NTTドコモの吉澤和弘社長が、4月28日の決算説明会で、新型コロナウイルス感染症が同社に及ぼした影響について説明した。ドコモショップの営業時間が短縮したことで、来店数が前年比で7割減ったという。5Gの設備投資も遅延が見られるという。
NTTドコモの吉澤和弘社長が、4月28日の決算説明会で、新型コロナウイルスが同社に及ぼした影響について説明した。特に3月25日に商用サービスを始めた「5G」の展開にどこまで影響があるのかが気になるところだ。
モバイル通信トラフィックについて、音声通話は対面コミュニケーション機会が減ったことで増加しているが、「実際は定額に入っている人がほとんど。定額プランが増えているというと必ずしもそうではない」(吉澤氏)とのことで、収益アップにつながるかは微妙なようだ。
データ通信は増加傾向にあるが、新型コロナウイルスの影響かは見えにくい状況。2020年1月から「ギガホ」の月間データ容量を30GBから60GBに増量したことで、1月〜2月は対前年で5〜6%伸びたそうだが、3月後半以降はそれほど伸びていないため「微増」と言うにとどめている。一方、渡航者や来訪者が減ることで、国際ローミングは大幅減となっている。
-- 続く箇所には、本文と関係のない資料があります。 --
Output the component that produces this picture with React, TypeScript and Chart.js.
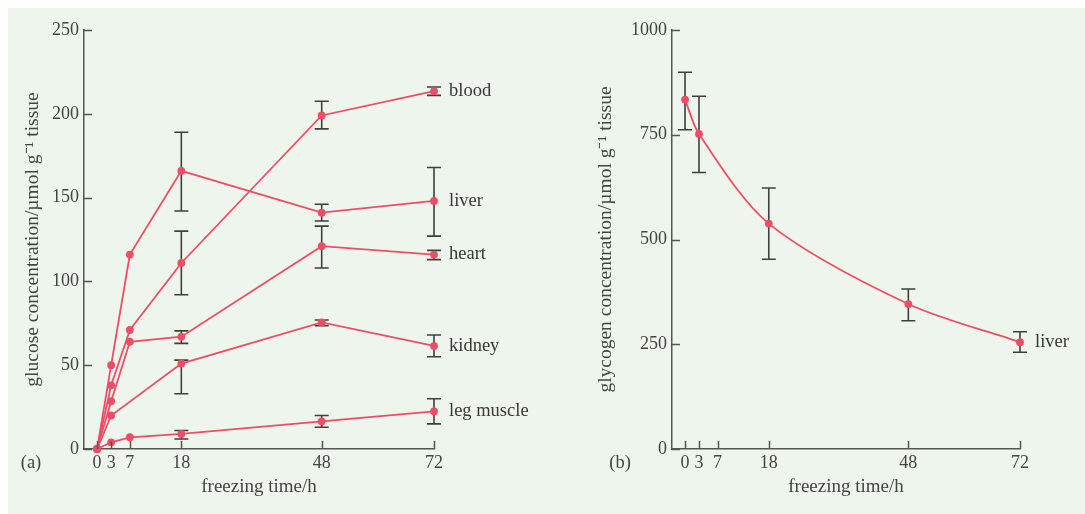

端末販売や通信サービス契約については、ドコモショップの時短営業、端末物品の納入遅れ、4Gや5Gへの移行が減速することで、減少している。4月時点のショップへの来店数は、対前年比で7割減となっているという。特に60〜70代の来店が減っており、ケータイからスマートフォンへの移行も鈍化しているようだ。オンラインでの販売数は増えているが、ドコモショップのマイナス分が上回っている。
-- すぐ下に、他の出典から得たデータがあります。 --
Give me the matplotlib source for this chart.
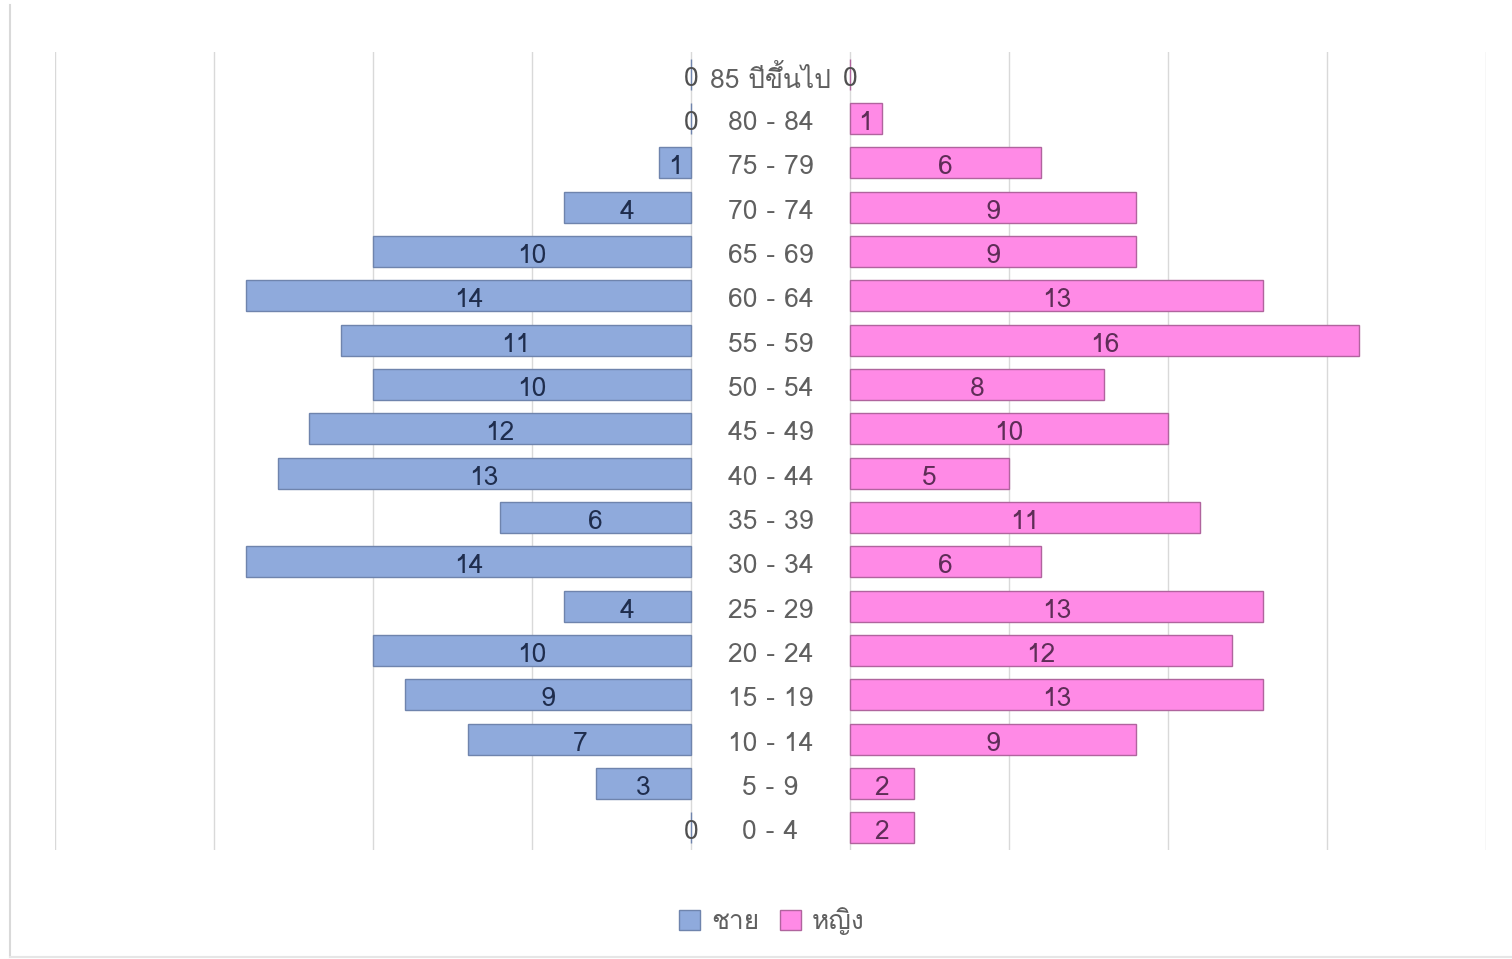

5Gの契約数は3月末時点で1万4000で、こちらは「計画通り」(吉澤氏)との評価。現在の5G契約数は4万弱で、4月末に4万を超える見通し。料金プラン「5Gギガホ」の選択率は約半分とのことで、LTE向け「ギガホ」の20数%と比べると約2倍多い。現時点で5Gエリアは非常に限られることから、(キャンペーンによって)容量無制限で使えるプランに魅力を感じて5Gを契約している人も多いようだ。
コンテンツは在宅需要が高まることで微増となるが、店頭での販売が減ることで微減の側面も。dポイント、dカード、d払いなどの金融・決済関連は外出自粛や消費の落ち込みにより減少になる。
設備投資については、物品納入や建築工程が遅れることで、遅延が見られる。ドコモは2020年6月までに47都道府県、2021年3月までに政令指定都市を含む500都市に、2021年6月までに1万局の5G基地局を開設する計画だが、新型コロナウイルスの影響で、この数字を見直す必要が出てくる可能性もある。「工事業者にはフルで対応してもらっているわけではない。年度内の500都市はぜひ実現させたいが、新型コロナの影響で今と同じような状況で続くと、2021年6月までの1万局はかなり難しくなると思う」と吉澤氏は言う。
新型コロナウイルスの影響が半年続くのか1年続くのかが分からず、不確定要素が多いことから、業績予想の合理的な算定が難しいと判断。「前年度と同水準の利益は目指したい」(吉澤氏)が、2020年度の業績予想は現段階では非公表としている。吉澤氏は「通信サービスの安定運用に努めるとともに、ドコモが果たすべき役割を考えて、新型コロナウイルスの感染拡大の防止、社会構造の変化に対応して、新たな価値相応や社会課題の解決に取り組んでいく」と話した。